From the developer’s perspective, it is often somebody else’s fault when the application is slow, usually the network or the database. Usually, the burden of proof lies with the plaintiff. But it seems that the database and network administrators must deal with this. The DBA must collect the facts and analyze them to show what is happening. These situations are where my favorite feature in the Oracle database comes in: The rich instrumentation and the possibility to see what is going on and measure how long each operation takes. I can do that by enabling SQL trace, looking at the dynamic views for live observations, or looking at the workload data automatically collected in the database.
Problems fall into two categories: slowness or failures with optional error messages. I attack performance problems by defining the start and end of the task and measuring what is taking time.

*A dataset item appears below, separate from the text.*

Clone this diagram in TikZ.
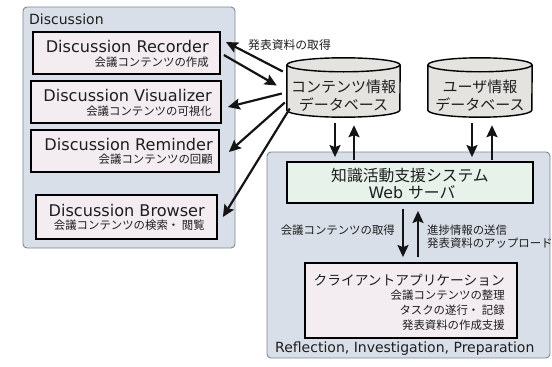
\documentclass[tikz,border=0pt]{standalone}
\usepackage{fontspec}
\setmainfont{DejaVu Sans}
\newfontfamily\jp{Noto Sans CJK JP}
\usetikzlibrary{calc,arrows.meta}
\definecolor{panelc}{HTML}{D9DFE8}
\definecolor{panelb}{HTML}{7E8796}
\definecolor{boxc}{HTML}{F3EDF1}
\definecolor{srvc}{HTML}{E7F2EB}
\definecolor{cylc}{HTML}{E4E3DF}
\definecolor{txt}{HTML}{1E1E1E}
\definecolor{arrc}{HTML}{141414}
\tikzset{
  panel/.style={fill=panelc, draw=panelb, line width=0.9pt, rounded corners=4pt},
  dbox/.style={draw=black, line width=1.8pt, fill=boxc, inner sep=0pt},
  srvbox/.style={draw=black, line width=1.8pt, fill=srvc, inner sep=0pt},
  ttl/.style={font=\fontsize{16.1}{18}\selectfont, text=txt, inner sep=0pt, anchor=base east},
  subt/.style={font=\jp\fontsize{11.4}{13}\selectfont, text=txt, inner sep=0pt, anchor=base east},
  lbl/.style={font=\fontsize{14}{16}\selectfont, text=txt, inner sep=0pt, anchor=base west},
  cyltxt/.style={font=\jp\fontsize{15}{17}\selectfont, text=txt, inner sep=0pt, anchor=base},
  arr/.style={draw=arrc, line width=2.2pt, -{Stealth[length=12pt,width=11pt,inset=2pt]}},
  cylline/.style={draw=black, line width=1.4pt, fill=cylc},
  spot/.style={inner sep=0pt, minimum size=0pt},
}
\newcommand\mycyl[2]{%
  \path[cylline] ($(#1.north west)+(0,7)$) -- ($(#1.south west)+(0,-7)$)
     arc[start angle=180,end angle=0,x radius=#2,y radius=7]
     -- ($(#1.north east)+(0,7)$);
  \path[cylline] ($(#1.north)+(0,7)$) ellipse [x radius=#2, y radius=7];
}
\begin{document}
\begin{tikzpicture}[x=1pt,y=-1pt]
\useasboundingbox (0,0) rectangle (552,367);
% panels
\path[panel] (23,7) rectangle (235,248);
\path[panel] (267,152) rectangle (550,358);
\node[lbl] (discl) at (29,24) {Discussion};
\node[lbl] (refl) at (275,352) {Reflection, Investigation, Preparation};

% discussion boxes
\node[dbox, minimum width=187, minimum height=42] (rec) at (126.5,53) {};
\node[ttl] (rect) at ($(rec.east)+(-12,-0.5)$) {Discussion Recorder};
\node[subt] (recs) at ($(rec.east)+(-12,13)$) {会議コンテンツの作成};

\node[dbox, minimum width=190, minimum height=42] (vis) at (126,102) {};
\node[ttl] (vist) at ($(vis.east)+(-10,-0.5)$) {Discussion Visualizer};
\node[subt] (viss) at ($(vis.east)+(-10,13)$) {会議コンテンツの可視化};

\node[dbox, minimum width=188, minimum height=42] (rem) at (125,151) {};
\node[ttl] (remt) at ($(rem.east)+(-7,-1)$) {Discussion Reminder};
\node[subt] (rems) at ($(rem.east)+(-7,12.5)$) {会議コンテンツの回顧};

\node[dbox, minimum width=181, minimum height=44] (bro) at (126.5,217) {};
\node[ttl] (brot) at ($(bro.east)+(-13,-1)$) {Discussion Browser};
\node[subt] (bros) at ($(bro.east)+(-13,12.5)$) {会議コンテンツの検索・ 閲覧};

% databases
\node[spot, minimum width=113, minimum height=59] (cdb) at (343.5,87.5) {};
\mycyl{cdb}{56.5}
\node[cyltxt] (cdb1) at ($(cdb.center)+(0,5)$) {コンテンツ情報};
\node[cyltxt] (cdb2) at ($(cdb.center)+(0,22.5)$) {データベース};

\node[spot, minimum width=104, minimum height=59] (udb) at (480,87.5) {};
\mycyl{udb}{52}
\node[cyltxt] (udb1) at ($(udb.center)+(0,5)$) {ユーザ情報};
\node[cyltxt] (udb2) at ($(udb.center)+(0,22.5)$) {データベース};

% server
\node[srvbox, minimum width=246, minimum height=41] (srv) at (410,182.5) {};
\node[font=\jp\fontsize{15.8}{18}\selectfont, text=txt, inner sep=0pt, anchor=base] (srv1) at (410,181.5) {知識活動支援システム};
\node[font=\fontsize{15.8}{18}\selectfont, text=txt, inner sep=0pt, anchor=base] (srv2) at (412,198) {Web {\jp サーバ}};

% client
\node[dbox, minimum width=212, minimum height=75] (cli) at (411,300.5) {};
\node[font=\jp\fontsize{13.7}{16}\selectfont, text=txt, inner sep=0pt, anchor=base east] (cli1) at ($(cli.east)+(-13,-15)$) {クライアントアプリケーション};
\node[subt] (cli2) at ($(cli.east)+(-13,-1.5)$) {会議コンテンツの整理};
\node[subt] (cli3) at ($(cli.east)+(-13,13.5)$) {タスクの遂行・ 記録};
\node[subt] (cli4) at ($(cli.east)+(-13,28.5)$) {発表資料の作成支援};

% labels
\node[font=\jp\fontsize{11.8}{13}\selectfont, text=txt, inner sep=0pt, anchor=west] (lget) at (248,45) {発表資料の取得};
\node[font=\jp\fontsize{11.4}{13}\selectfont, text=txt, inner sep=0pt, anchor=east] (lcont) at (395,230) {会議コンテンツの取得};
\node[font=\jp\fontsize{11.4}{13}\selectfont, text=txt, inner sep=0pt, anchor=west] (lsend) at (427,230) {進捗情報の送信};
\node[font=\jp\fontsize{11.4}{13}\selectfont, text=txt, inner sep=0pt, anchor=west] (lup) at (427,243) {発表資料のアップロード};

% arrows between DB and discussion boxes
\draw[arr] ($(cdb.west)+(-4,-16)$) -- ($(rec.east)+(5,-11)$);
\draw[arr] ($(rec.east)+(3,2)$) -- ($(cdb.west)+(-10,-2)$);
\draw[arr] ($(cdb.west)+(-5,6)$) -- ($(vis.east)+(6,5)$);
\draw[arr] ($(cdb.west)+(-2,15)$) -- ($(rem.east)+(9,1)$);
\draw[arr] ($(cdb.west)+(3,21)$) -- ($(bro.east)+(5,0)$);

% DB <-> server
\draw[arr] ($(cdb.south)+(-8.5,6)$) -- ($(srv.north)+(-75,-4)$);
\draw[arr] ($(srv.north)+(-56,-1)$) -- ($(cdb.south)+(10.5,8)$);
\draw[arr] ($(udb.south)+(-8,6)$) -- ($(srv.north)+(62,-4)$);
\draw[arr] ($(srv.north)+(82,-1)$) -- ($(udb.south)+(12,8)$);

% server <-> client
\draw[arr] ($(srv.south)+(-7,5)$) -- ($(cli.north)+(-8,-5)$);
\draw[arr] ($(cli.north)+(7,-5)$) -- ($(srv.south)+(8,7)$);
\end{tikzpicture}
\end{document}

When the database is not busy processing data on the CPU, it waits for something. Seeing what it is waiting for, how much time it spent waiting, and how my times this happened reveals a lot about the program and logic used. Not always is it a fault in the application. Perhaps the data model is not good, or even the database can have a suboptimal configuration. It helps me enormously to see what the database did during a slow performance or before the failure.
Sometimes the database is not doing much, and nothing can be improved there. But even this is useful to know that the problem is elsewhere. A trace on an operation will reveal excessive network roundtrips or offloading more data to the application than it can process in a reasonable time. The solution to both problems may be moving more of the processing into the database.
My best advice to a new DBA is to learn methods for troubleshooting and optimization. In the Oracle Database documentation set, the Database Performance Tuning Guide and SQL Tuning Guide are great places to start. And, of course, nobody explains this better than Cary Millsap at Method-R .